The deep dives you've shared on AI and animal advocacy illustrate this well. It shows how even our most established interventions (corporate campaigns, research, network building) could be fundamentally transformed. But what's particularly interesting is how these AI-driven changes are happening within our current economic paradigm. When we layer on the possibility of broader economic transitions the complexity multiplies.

We need to understand how values get embedded when paradigms shift. It's a different kind of tractability analysis: instead of asking "how do we solve this problem now?" we're asking "how do we ensure this problem remains solvable later?" or even better "how do we design out this problem during the shift?"
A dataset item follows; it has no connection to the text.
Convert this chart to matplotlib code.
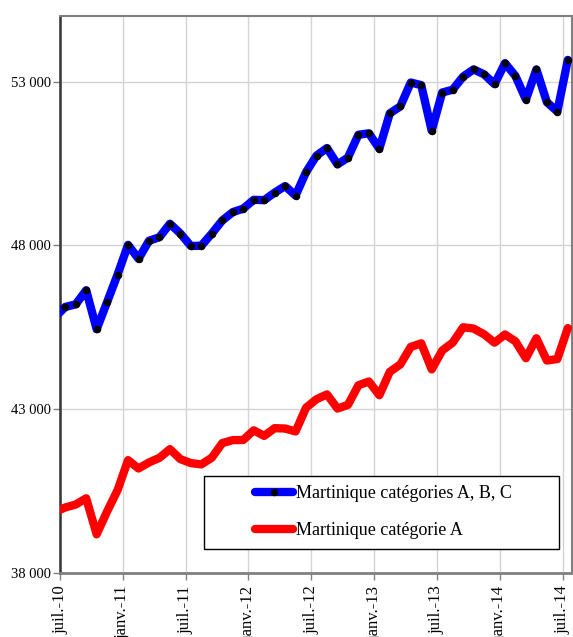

Thanks again for this thoughtful piece.

SummaryBot @ 2025-07-02T16:30 (+1)

Executive summary: This exploratory analysis outlines how transformative AI may reshape various animal advocacy interventions—potentially enhancing impact through automation, predictive modeling, and coordination tools, while also introducing symmetrical threats from opposition groups and risks to credibility, signaling an urgent need for proactive, strategic adaptation by the movement.

Key points:

  1. Symmetrical access to AI tools means both animal advocates and opposing industries (e.g., animal agriculture) can use similar capabilities, making it critical to seek and exploit potential asymmetries (e.g., greater adaptability of startups).
  2. Predictive modeling and automation could dramatically enhance advocacy efforts in targeting, strategy design, research, and outreach, while also shifting key labor bottlenecks.
  3. Information and attention dynamics may worsen due to AI-generated content flooding media and undermining authenticity and trust, suggesting the need for novel communication strategies.
  4. For each of the five interventions examined, AI presents both specific opportunities (e.g., AI-aided monitoring in corporate outreach, multilingual coordination in network building, efficient legislative drafting in government outreach) and distinct risks (e.g., system gaming by corporations, infighting within movements, overwhelming policymakers with AI-generated messages).
  5. Strategic preparedness—including infrastructure development, AI upskilling, tracking of opposition AI use, and reevaluation of cost-effectiveness—will likely determine whether AI acts as a force multiplier or hindrance to animal advocacy.
  6. Uncertainties remain about how AI will affect certain dynamics (e.g., nudge effectiveness, control of AI systems, credibility risks), reinforcing the need for ongoing assessment and flexibility.